— Exercise goal —
Extract everything from the first line through the line with "const vsSign = [1, -1, 1, -1, 1, -1, 1, -1];", both ends included, except for any pictures.

┌──

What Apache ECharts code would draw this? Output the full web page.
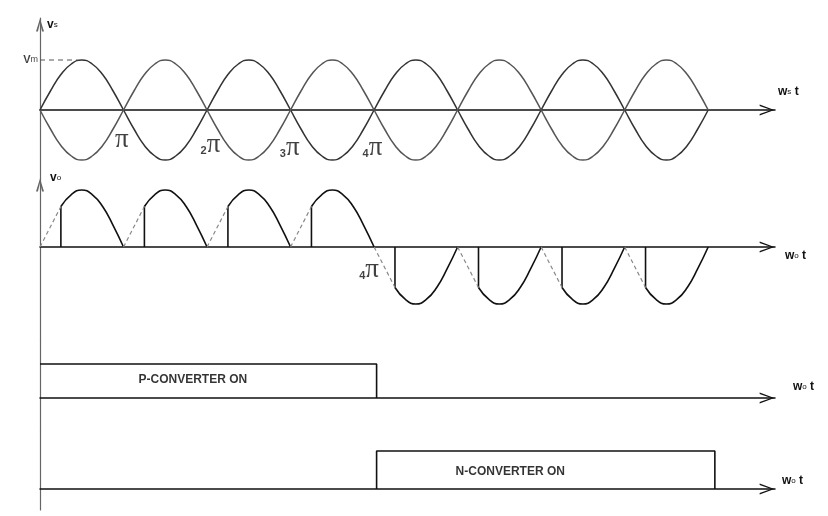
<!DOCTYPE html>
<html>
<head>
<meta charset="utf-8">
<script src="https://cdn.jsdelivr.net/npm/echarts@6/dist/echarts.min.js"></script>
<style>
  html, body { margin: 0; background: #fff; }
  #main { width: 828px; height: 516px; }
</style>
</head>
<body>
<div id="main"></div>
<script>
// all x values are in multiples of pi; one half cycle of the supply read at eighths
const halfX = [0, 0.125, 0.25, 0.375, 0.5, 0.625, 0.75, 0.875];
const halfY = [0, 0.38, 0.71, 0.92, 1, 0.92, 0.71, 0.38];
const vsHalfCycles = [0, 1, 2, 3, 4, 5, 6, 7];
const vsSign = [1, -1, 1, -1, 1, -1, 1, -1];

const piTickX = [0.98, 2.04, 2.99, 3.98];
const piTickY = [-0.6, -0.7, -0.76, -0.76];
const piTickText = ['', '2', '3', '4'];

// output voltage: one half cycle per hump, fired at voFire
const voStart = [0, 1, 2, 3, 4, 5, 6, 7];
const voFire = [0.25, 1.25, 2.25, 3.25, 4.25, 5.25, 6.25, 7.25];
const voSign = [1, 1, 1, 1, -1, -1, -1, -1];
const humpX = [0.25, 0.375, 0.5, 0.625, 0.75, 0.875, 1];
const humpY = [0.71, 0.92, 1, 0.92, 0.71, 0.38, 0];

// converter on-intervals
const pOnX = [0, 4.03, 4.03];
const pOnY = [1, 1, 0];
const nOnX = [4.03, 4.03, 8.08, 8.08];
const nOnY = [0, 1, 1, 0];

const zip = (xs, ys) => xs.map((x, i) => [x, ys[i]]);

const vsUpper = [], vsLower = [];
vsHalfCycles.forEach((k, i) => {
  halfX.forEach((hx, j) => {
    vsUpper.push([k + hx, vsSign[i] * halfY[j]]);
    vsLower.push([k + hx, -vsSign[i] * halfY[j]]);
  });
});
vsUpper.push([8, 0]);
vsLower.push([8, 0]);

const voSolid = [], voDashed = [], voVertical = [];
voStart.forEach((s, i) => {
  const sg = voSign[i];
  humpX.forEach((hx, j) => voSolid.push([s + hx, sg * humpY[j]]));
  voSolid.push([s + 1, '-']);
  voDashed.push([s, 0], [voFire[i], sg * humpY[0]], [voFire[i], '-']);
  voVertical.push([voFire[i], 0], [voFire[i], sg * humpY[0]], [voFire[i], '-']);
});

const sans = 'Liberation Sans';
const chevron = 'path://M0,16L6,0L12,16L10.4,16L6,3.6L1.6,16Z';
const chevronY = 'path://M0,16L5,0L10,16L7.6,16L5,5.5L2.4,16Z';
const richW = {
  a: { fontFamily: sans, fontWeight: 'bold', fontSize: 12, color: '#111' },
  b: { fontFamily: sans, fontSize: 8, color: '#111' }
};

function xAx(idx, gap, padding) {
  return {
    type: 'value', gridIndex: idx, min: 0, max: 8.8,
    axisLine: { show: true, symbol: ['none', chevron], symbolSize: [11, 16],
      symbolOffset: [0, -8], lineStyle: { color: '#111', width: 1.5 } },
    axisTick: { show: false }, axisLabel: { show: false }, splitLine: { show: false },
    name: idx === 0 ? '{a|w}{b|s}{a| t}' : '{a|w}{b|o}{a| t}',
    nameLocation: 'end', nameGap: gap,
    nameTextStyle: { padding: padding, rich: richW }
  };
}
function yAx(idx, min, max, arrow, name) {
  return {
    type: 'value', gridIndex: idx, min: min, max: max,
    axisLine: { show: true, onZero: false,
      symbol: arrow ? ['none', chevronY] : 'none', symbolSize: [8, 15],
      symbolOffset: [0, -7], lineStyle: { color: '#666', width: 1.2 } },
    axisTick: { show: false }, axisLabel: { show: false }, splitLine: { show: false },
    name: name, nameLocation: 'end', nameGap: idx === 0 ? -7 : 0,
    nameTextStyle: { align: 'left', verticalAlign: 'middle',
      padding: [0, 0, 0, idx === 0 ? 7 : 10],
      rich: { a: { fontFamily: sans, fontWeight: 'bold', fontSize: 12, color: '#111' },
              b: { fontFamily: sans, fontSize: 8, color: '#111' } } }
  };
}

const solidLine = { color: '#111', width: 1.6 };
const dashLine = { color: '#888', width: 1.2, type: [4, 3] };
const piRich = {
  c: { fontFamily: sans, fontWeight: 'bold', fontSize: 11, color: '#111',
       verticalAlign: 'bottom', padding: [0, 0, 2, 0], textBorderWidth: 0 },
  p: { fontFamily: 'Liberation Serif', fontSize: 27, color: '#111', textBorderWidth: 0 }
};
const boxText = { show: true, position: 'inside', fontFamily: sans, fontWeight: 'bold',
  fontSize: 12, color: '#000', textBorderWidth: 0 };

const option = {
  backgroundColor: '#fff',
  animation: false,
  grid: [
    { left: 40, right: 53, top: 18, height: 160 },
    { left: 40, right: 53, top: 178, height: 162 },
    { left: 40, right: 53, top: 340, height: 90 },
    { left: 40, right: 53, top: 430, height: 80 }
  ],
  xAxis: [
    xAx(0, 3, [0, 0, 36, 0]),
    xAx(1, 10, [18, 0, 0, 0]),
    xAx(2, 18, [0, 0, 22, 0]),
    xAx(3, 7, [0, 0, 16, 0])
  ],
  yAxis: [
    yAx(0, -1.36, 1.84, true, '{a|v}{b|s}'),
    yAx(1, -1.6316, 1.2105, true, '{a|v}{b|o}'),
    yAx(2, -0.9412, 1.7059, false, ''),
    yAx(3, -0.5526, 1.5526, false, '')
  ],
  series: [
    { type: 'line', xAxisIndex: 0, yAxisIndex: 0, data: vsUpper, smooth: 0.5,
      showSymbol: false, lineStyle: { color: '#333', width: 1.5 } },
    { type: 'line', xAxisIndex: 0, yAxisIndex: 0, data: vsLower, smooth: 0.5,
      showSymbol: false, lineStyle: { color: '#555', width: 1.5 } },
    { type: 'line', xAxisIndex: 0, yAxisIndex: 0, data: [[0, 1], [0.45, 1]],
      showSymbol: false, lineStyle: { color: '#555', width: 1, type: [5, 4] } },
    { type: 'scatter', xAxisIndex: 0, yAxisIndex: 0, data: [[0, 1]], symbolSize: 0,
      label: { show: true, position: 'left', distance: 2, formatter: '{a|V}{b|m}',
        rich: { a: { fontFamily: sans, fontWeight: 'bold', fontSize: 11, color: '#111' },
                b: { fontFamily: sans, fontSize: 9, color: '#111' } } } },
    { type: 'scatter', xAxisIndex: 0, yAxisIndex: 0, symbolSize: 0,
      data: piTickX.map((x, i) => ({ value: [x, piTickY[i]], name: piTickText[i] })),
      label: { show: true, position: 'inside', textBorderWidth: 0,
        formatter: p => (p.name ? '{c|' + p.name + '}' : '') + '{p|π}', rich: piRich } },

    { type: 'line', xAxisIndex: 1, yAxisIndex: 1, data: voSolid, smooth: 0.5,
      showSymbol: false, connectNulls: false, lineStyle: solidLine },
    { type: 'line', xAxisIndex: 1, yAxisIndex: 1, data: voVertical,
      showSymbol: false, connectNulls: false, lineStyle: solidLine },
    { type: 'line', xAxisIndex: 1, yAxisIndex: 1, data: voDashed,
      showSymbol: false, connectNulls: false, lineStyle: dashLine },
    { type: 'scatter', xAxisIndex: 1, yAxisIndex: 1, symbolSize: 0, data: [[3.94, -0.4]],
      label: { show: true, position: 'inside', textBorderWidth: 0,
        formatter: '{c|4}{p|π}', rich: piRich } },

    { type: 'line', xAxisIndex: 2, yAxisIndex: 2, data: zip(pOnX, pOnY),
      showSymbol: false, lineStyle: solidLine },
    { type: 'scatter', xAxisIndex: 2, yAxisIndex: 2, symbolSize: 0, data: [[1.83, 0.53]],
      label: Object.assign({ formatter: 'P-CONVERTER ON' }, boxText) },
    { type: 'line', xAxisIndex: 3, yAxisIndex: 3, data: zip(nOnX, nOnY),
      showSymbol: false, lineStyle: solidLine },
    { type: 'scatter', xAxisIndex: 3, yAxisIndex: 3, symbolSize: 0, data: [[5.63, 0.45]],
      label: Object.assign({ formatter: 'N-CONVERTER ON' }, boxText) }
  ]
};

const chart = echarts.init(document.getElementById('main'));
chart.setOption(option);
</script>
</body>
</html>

└──

— Reply —
What Apache ECharts code would draw this? Output the full web page.
<!DOCTYPE html>
<html>
<head>
<meta charset="utf-8">
<script src="https://cdn.jsdelivr.net/npm/echarts@6/dist/echarts.min.js"></script>
<style>
  html, body { margin: 0; background: #fff; }
  #main { width: 828px; height: 516px; }
</style>
</head>
<body>
<div id="main"></div>
<script>
// all x values are in multiples of pi; one half cycle of the supply read at eighths
const halfX = [0, 0.125, 0.25, 0.375, 0.5, 0.625, 0.75, 0.875];
const halfY = [0, 0.38, 0.71, 0.92, 1, 0.92, 0.71, 0.38];
const vsHalfCycles = [0, 1, 2, 3, 4, 5, 6, 7];
const vsSign = [1, -1, 1, -1, 1, -1, 1, -1];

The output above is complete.